Bandao Broadcasting Media Corporation
- Industry: Media
- Founded: 1999
- Founder: DaZhong Daily News Corporation
- Headquarters: Qingdao, China

= Bandao Broadcasting Media Corporation =

Chinese mass media company

Bandao Broadcasting Media Corporation (半岛传媒股份有限公司) is a news and broadcasting agency headquartered in Qingdao, China. The company was founded in 1999 by DaZhong Daily News Corporation as a local branch in Qingdao, China. Bandao Broadcasting Media Corporation now is an independent media agency with 3 daily newspapers, 1 fashion magazine, and 1 networking company. The subscribers to the newspapers of the company surpassed 5 million.

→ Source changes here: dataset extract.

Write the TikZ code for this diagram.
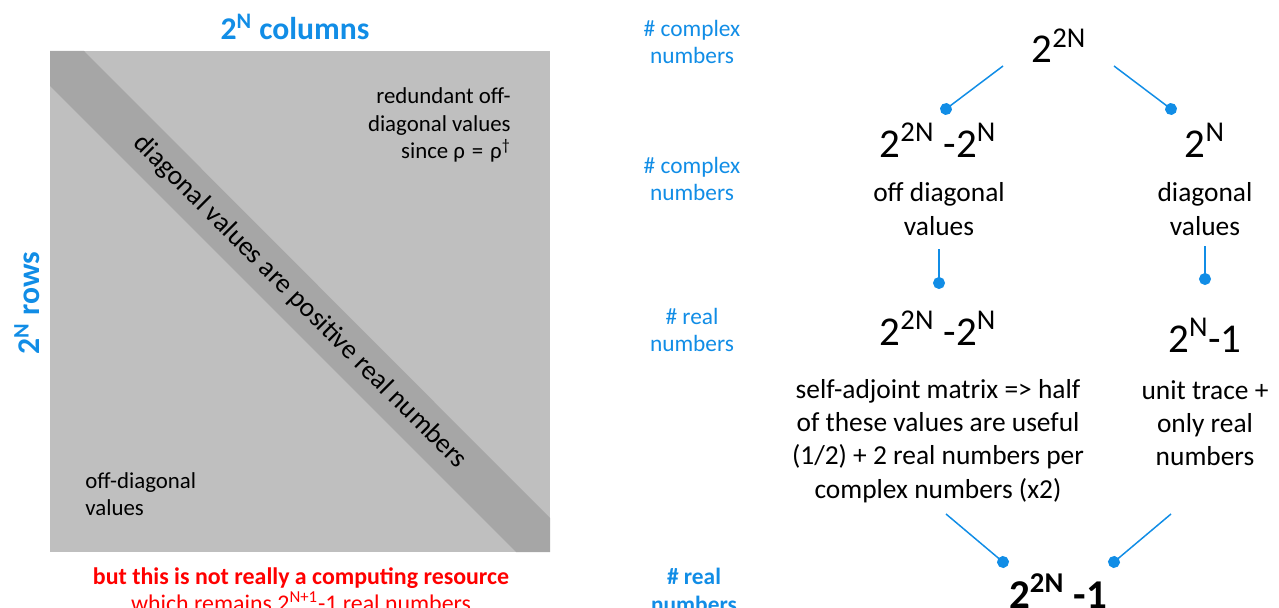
\documentclass[tikz,border=0pt]{standalone}
\usepackage{fontspec}
\setmainfont{Carlito}
\usepackage{xcolor}
\usepackage{tikz}
\usetikzlibrary{arrows.meta}

\definecolor{qblue}{RGB}{17,141,230}
\definecolor{cellgray}{RGB}{191,191,191}
\definecolor{bandgray}{RGB}{166,166,166}

\begin{document}
\begin{tikzpicture}[x=0.02cm, y=-0.02cm,
  axis/.style={text=qblue, font=\fontsize{18}{21.6}\selectfont\bfseries, inner sep=0pt},
  cell/.style={font=\fontsize{13}{15.6}\selectfont, inner sep=0pt},
  lbl/.style={text=qblue, align=center, inner sep=0pt, font=\fontsize{13.3}{15.9}\selectfont},
  num/.style={font=\fontsize{23.3}{28}\selectfont, inner sep=0pt, anchor=base},
  desc/.style={align=center, inner sep=0pt, font=\fontsize{15.6}{18.9}\selectfont},
  link/.style={draw=qblue, line width=0.85pt, -{Circle[length=6.8pt]}, shorten >=-3.4pt}]
\useasboundingbox (0,0) rectangle (1279,608);
% density matrix
\fill[cellgray] (50,51) rectangle (550,552);
\fill[bandgray] (50,51) -- (84,51) -- (550,518) -- (550,552) -- (516,552) -- (50,86) -- cycle;
\node[axis] (cols) at (295,27) {2\textsuperscript{N} columns};
\node[axis, rotate=90] (rows) at (27,303) {2\textsuperscript{N} rows};
\node[cell, font=\fontsize{15.6}{18.9}\selectfont, rotate=-45] (diag) at (300,302) {diagonal values are positive real numbers};
\node[cell, align=right, anchor=east] (upper) at (511,125) {redundant off-\\diagonal values\\since ρ\hspace{0.3em}=\hspace{0.3em}ρ\textsuperscript{†}};
\node[cell, align=left, anchor=west] (lower) at (85,494) {off-diagonal\\values};
\node[align=center, text=red, inner sep=0pt, font=\fontsize{13.6}{15.3}\selectfont] (note) at (301,590)
  {\textbf{but this is not really a computing resource}\\which remains 2\textsuperscript{N+1}-1 real numbers};
% row labels
\node[lbl] (l1) at (692,42) {\# complex\\numbers};
\node[lbl] (l2) at (692,179) {\# complex\\numbers};
\node[lbl] (l3) at (692,330) {\# real\\numbers};
\node[lbl, font=\fontsize{13.3}{15.9}\selectfont\bfseries] (l4) at (694,590) {\# real\\numbers};
% counting tree
\node[num] (whole) at (1059,63) {2\textsuperscript{2N}};
\node[num] (offcplx) at (938,157) {2\textsuperscript{2N} -2\textsuperscript{N}};
\node[num] (diagcplx) at (1205,157) {2\textsuperscript{N}};
\node[desc] (offtxt) at (939,209) {off diagonal\\values};
\node[desc] (diagtxt) at (1205,209) {diagonal\\values};
\node[num] (offreal) at (938,345) {2\textsuperscript{2N} -2\textsuperscript{N}};
\node[num] (diagreal) at (1205,352) {2\textsuperscript{N}-1};
\node[desc] (selftxt) at (938,441) {self-adjoint matrix => half\\of these values are useful\\(1/2) + 2 real numbers per\\complex numbers (x2)};
\node[desc] (unittxt) at (1205,423) {unit trace +\\only real\\numbers};
\node[num, font=\fontsize{23.3}{28}\selectfont\bfseries] (total) at (1058,608) {2\textsuperscript{2N} -1};
\draw[link] ([shift={(-56,3)}]whole.base) -- ([shift={(8,-48)}]offcplx.base);
\draw[link] ([shift={(55,3)}]whole.base) -- ([shift={(-34,-48)}]diagcplx.base);
\draw[link] ([shift={(0,40)}]offtxt.center) -- ([shift={(1,-62)}]offreal.base);
\draw[link] ([shift={(0,37)}]diagtxt.center) -- ([shift={(0,-73)}]diagreal.base);
\draw[link] ([shift={(8,73)}]selftxt.center) -- ([shift={(-55,-46)}]total.base);
\draw[link] ([shift={(-34,91)}]unittxt.center) -- ([shift={(56,-46)}]total.base);
\end{tikzpicture}
\end{document}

With the success of the newspaper, Bandao Broadcasting Media Corporation has also entered other industry such as music, travel, and water supply. On May 20, 2011, the company successfully went public. DaZhong Daily News Corporation holds 250 million shares of the company and is the largest shareholder. Beijing GuoXin Investment Corporation holds 50 million shares and is the second largest shareholder of Bandao Broadcasting Media Corporation. However, the shares are currently not traded over the counter in the market such as Shanghai Stock Exchange (SSE) or Shenzhen Stock Exchange because of the Chinese regulation of news media and broadcasting market.